I am concerned with geometric systems, ratio, color interaction, visual ambiguities, scale, archetypes. My ideas come from organic structures, crystallography, physics, gestalt psychology and from games, patterns, puzzles and sunsets at the end of Pine Street

(Edna Andrade, 1976)

Locks Gallery is pleased to present Edna Andrade: Symmetries, an exhibition that brings together a number of major paintings spanning over 30 thirty years of her career. The exhibition will run from February 3rd through March 18th. This exhibit celebrates the artist’s centennial year.

Renowned for her challenging optical and hard-edged abstract paintings, Edna Andrade (1917-2008) lived and worked in Philadelphia beginning from the time she was a student at the Pennsylvania Academy of the Fine Arts. Throughout her distinguished teaching career as a mentor and leader, the artist made a long-lasting impact on the Philadelphia art scene. Long inspired by innovative thought and approaches in science and engineering, she applied that outlook to the perceptive stimulation and geometric precision in her own work. Andrade carried forth a similar progressive stance in her political causes she supported, such as the Civil Rights Movement, Women, and Gay Liberation. She came of age, nurtured by Philadelphia institutions and envisioned supporting their future vitality in contemporary art through funding from her estate.
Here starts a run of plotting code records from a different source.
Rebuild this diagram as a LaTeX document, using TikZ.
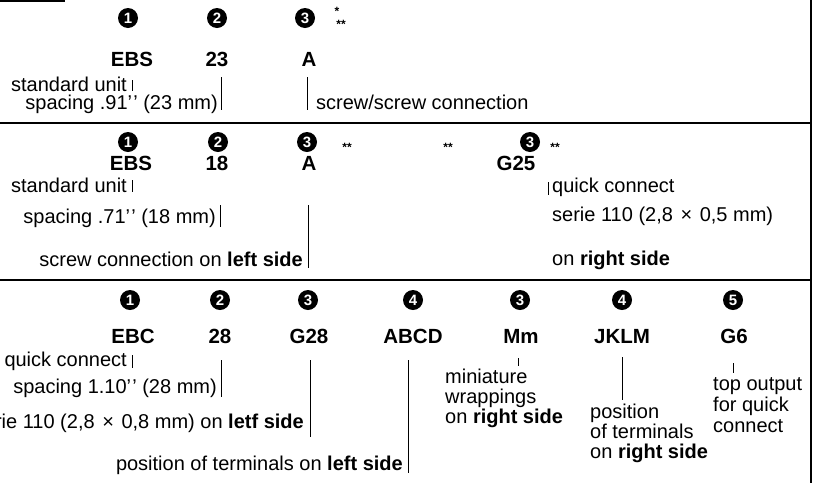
\documentclass[tikz,border=0pt]{standalone}
\usepackage{fontspec}
\setmainfont{Liberation Sans}
\newcommand{\dq}{’\kern1.2pt’}
\newcommand{\tms}{\ \hspace{2pt}×\hspace{2pt}\ }
\begin{document}
\begin{tikzpicture}[x=1pt,y=-1pt,
  num/.style={circle, fill=black, text=white, inner sep=0pt, minimum size=20pt,
    font=\fontsize{15}{15}\selectfont\bfseries},
  code/.style={font=\fontsize{20.5}{21}\selectfont\bfseries, inner sep=0pt, anchor=base},
  txtl/.style={font=\fontsize{20}{20}\selectfont, inner sep=0pt, anchor=base west},
  txtr/.style={font=\fontsize{20}{20}\selectfont, inner sep=0pt, anchor=base east},
  star/.style={font=\fontsize{12}{12}\selectfont\bfseries, inner sep=0pt},
  bar/.style={line width=0.8pt},
  rulel/.style={line width=1.6pt}]
\useasboundingbox (0,0) rectangle (822,483);
\clip (0,0) rectangle (822,483);

% frame lines
\coordinate (t0) at (0,1);   \coordinate (t1) at (65,1);
\coordinate (h1a) at (0,123); \coordinate (h1b) at (811,123);
\coordinate (h2a) at (0,280); \coordinate (h2b) at (811,280);
\coordinate (v0) at (811,0); \coordinate (v1) at (811,483);
\draw[rulel] (t0) -- (t1);
\draw[rulel] (h1a) -- (h1b);
\draw[rulel] (h2a) -- (h2b);
\draw[line width=2pt] (v0) -- (v1);

% ---------- section 1 ----------
\node[num] (a1) at (128,18) {1};
\node[num] (a2) at (217,18) {2};
\node[num] (a3) at (305,18) {3};
\node[star] (as1) at (337,11) {*};
\node[star] (as2) at (341,24) {**};
\node[code] (aEBS) at (132,66) {EBS};
\node[code] (a23) at (217,66) {23};
\node[code] (aA) at (309,66) {A};
\node[txtr] (asu) at (127,91) {standard unit};
\node[txtr] (asp) at (218,109) {spacing .91\dq\ (23 mm)};
\node[txtl] (asc) at (316,109) {screw/screw connection};
\coordinate (ab1t) at (132,80); \coordinate (ab1b) at (132,91);
\coordinate (ab2t) at (221,77); \coordinate (ab2b) at (221,110);
\coordinate (ab3t) at (307,77); \coordinate (ab3b) at (307,110);
\draw[bar] (ab1t) -- (ab1b);
\draw[bar] (ab2t) -- (ab2b);
\draw[bar] (ab3t) -- (ab3b);

% ---------- section 2 ----------
\node[num] (b1) at (128,142) {1};
\node[num] (b2) at (218,142) {2};
\node[num] (b3) at (307,142) {3};
\node[star] (bs1) at (347,147) {**};
\node[star] (bs2) at (448,147) {**};
\node[num] (b3r) at (530,142) {3};
\node[star] (bs3) at (555,147) {**};
\node[code] (bEBS) at (131,170) {EBS};
\node[code] (b18) at (217,170) {18};
\node[code] (bA) at (309,170) {A};
\node[code] (bG25) at (516,170) {G25};
\node[txtr] (bsu) at (127,192) {standard unit};
\node[txtr] (bsp) at (216,223) {spacing .71\dq\ (18 mm)};
\node[txtr] (bsc) at (303,266) {screw connection on \textbf{left side}};
\node[txtl] (bq1) at (552,192) {quick connect};
\node[txtl] (bq2) at (552,221) {serie 110 (2,8\tms 0,5 mm)};
\node[txtl] (bq3) at (552,265) {on \textbf{right side}};
\coordinate (bb1t) at (132,180); \coordinate (bb1b) at (132,192);
\coordinate (bb2t) at (220,205); \coordinate (bb2b) at (220,227);
\coordinate (bb3t) at (308,205); \coordinate (bb3b) at (308,268);
\coordinate (bb4t) at (548,182); \coordinate (bb4b) at (548,195);
\draw[bar] (bb1t) -- (bb1b);
\draw[bar] (bb2t) -- (bb2b);
\draw[bar] (bb3t) -- (bb3b);
\draw[bar] (bb4t) -- (bb4b);

% ---------- section 3 ----------
\node[num] (c1) at (130,300) {1};
\node[num] (c2) at (220,300) {2};
\node[num] (c3) at (308,300) {3};
\node[num] (c4) at (413,300) {4};
\node[num] (c3r) at (520,300) {3};
\node[num] (c4r) at (622,300) {4};
\node[num] (c5) at (733,300) {5};
\node[code] (cEBC) at (133,343) {EBC};
\node[code] (c28) at (220,343) {28};
\node[code] (cG28) at (309,343) {G28};
\node[code] (cABCD) at (413,343) {ABCD};
\node[code] (cMm) at (521,343) {Mm};
\node[code] (cJKLM) at (622,343) {JKLM};
\node[code] (cG6) at (734,343) {G6};
\node[txtr] (cqc) at (127,366) {quick connect};
\node[txtr] (csp) at (217,393) {spacing 1.10\dq\ (28 mm)};
\node[txtr] (cse) at (304,428) {serie 110 (2,8\tms 0,8 mm) on \textbf{letf side}};
\node[txtr] (cpo) at (403,470) {position of terminals on \textbf{left side}};
\node[txtl] (cm1) at (445,383) {miniature};
\node[txtl] (cm2) at (445,403) {wrappings};
\node[txtl] (cm3) at (445,423) {on \textbf{right side}};
\node[txtl] (cp1) at (590,418) {position};
\node[txtl] (cp2) at (590,438) {of terminals};
\node[txtl] (cp3) at (590,458) {on \textbf{right side}};
\node[txtl] (ct1) at (713,390) {top output};
\node[txtl] (ct2) at (713,411) {for quick};
\node[txtl] (ct3) at (713,432) {connect};
\coordinate (cb1t) at (132,355); \coordinate (cb1b) at (132,368);
\coordinate (cb2t) at (221,360); \coordinate (cb2b) at (221,397);
\coordinate (cb3t) at (310,360); \coordinate (cb3b) at (310,437);
\coordinate (cb4t) at (408,360); \coordinate (cb4b) at (408,473);
\coordinate (cb5t) at (518,358); \coordinate (cb5b) at (518,366);
\coordinate (cb6t) at (622,357); \coordinate (cb6b) at (622,400);
\coordinate (cb7t) at (733,363); \coordinate (cb7b) at (733,373);
\draw[bar] (cb1t) -- (cb1b);
\draw[bar] (cb2t) -- (cb2b);
\draw[bar] (cb3t) -- (cb3b);
\draw[bar] (cb4t) -- (cb4b);
\draw[bar] (cb5t) -- (cb5b);
\draw[bar] (cb6t) -- (cb6b);
\draw[bar] (cb7t) -- (cb7b);
\end{tikzpicture}
\end{document}
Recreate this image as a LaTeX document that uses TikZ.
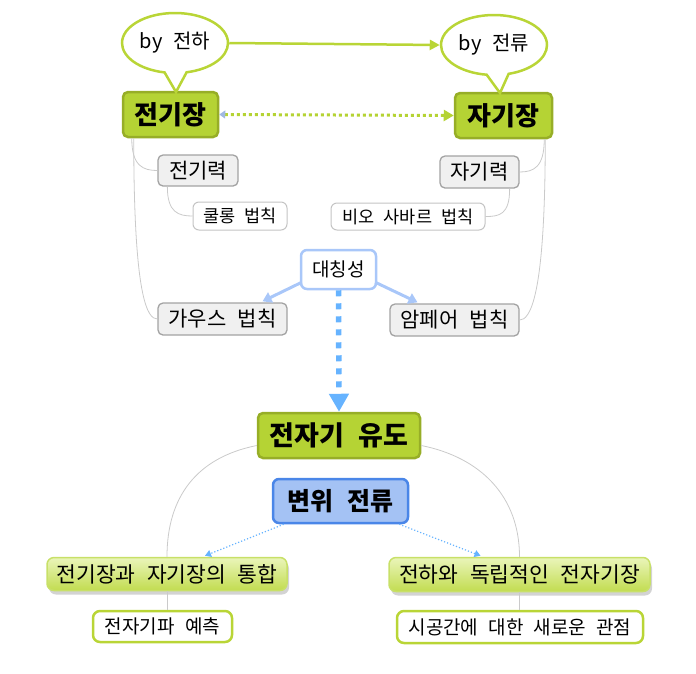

Edna Andrade’s work has been collected in numerous museums and institutions throughout the U.S. including the Addison Gallery of American Art, Baltimore Museum of Art, Delaware Art Museum, Museum of Fine Arts Houston, Pennsylvania Academy of the Fine Arts, Philadelphia Museum of Art, Rhode Island School of Design Museum, Yale University Art Gallery, The Whitney Museum, and the Virginia Museum of Fine Arts.